The Appeal Panel found Orders 4 to 6 were made because NCAT did not appreciate that the Audited Accounts recorded income on an accruals basis – that is, the income amount included the amounts payable but not yet collected under the November Orders.  In making its finding, the Appeal Panel confirmed that audited accounts could record income in this manner.

Dealing with surpluses and deficits

The Appeal Panel found that NCAT erred in finding there was a ‘net surplus’ in fact (because the deficit was already made good) and at law, because the Act required that the audited balance for each financial year must be dealt with separately.  

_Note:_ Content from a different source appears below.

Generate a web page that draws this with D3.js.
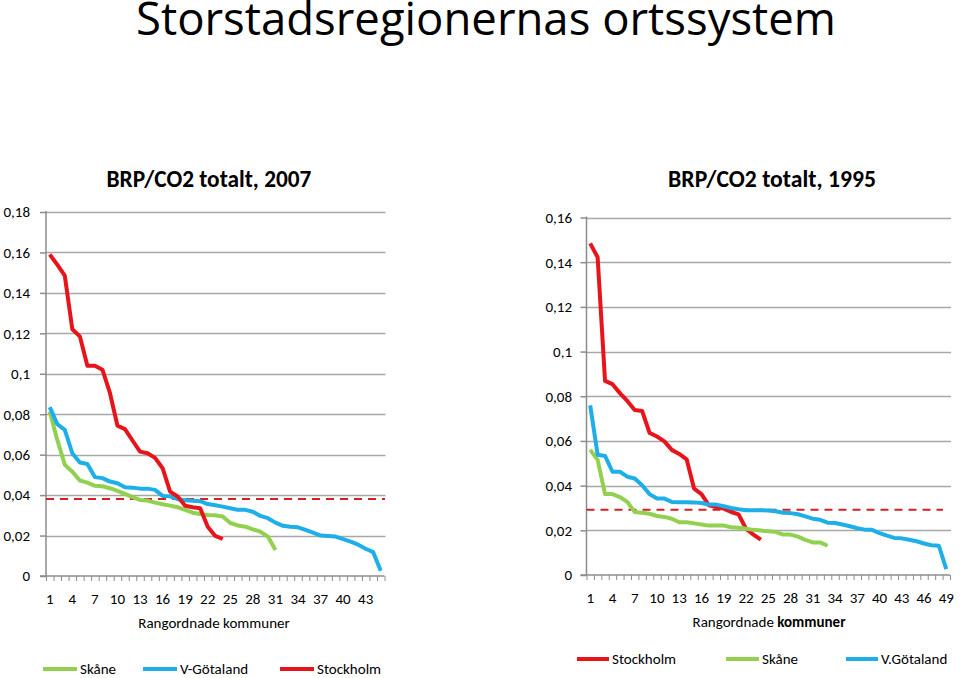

Collecting recurrent charges

The Residents Committee’s position was that additional recurrent charges could not be collected under the November Orders because the relevant financial years had ended.  The Appeal Panel rejected this position, finding that the November Orders could not be said to have no practical utility merely because each financial year had ended when they were made.  

Lessons for operators

  • Make it a condition of any auditor engagement that the auditor prepare audited accounts that comply with s119(4) of the Act. 
  • Audited accounts may be calculated on an accruals basis. 
  • Do not seek to ‘set off’ surpluses or deficits between financial years.   
  • If NCAT sets a recurrent charges figure under s108(2) of the Act, the operator is entitled to collect that amount even after the relevant financial year ends.  


This blog post does not constitute legal advice and should not be relied upon as such. It is a general commentary on matters that may be of interest to you.  Formal legal or other professional advice should be sought before acting or relying on any matter arising from this communication.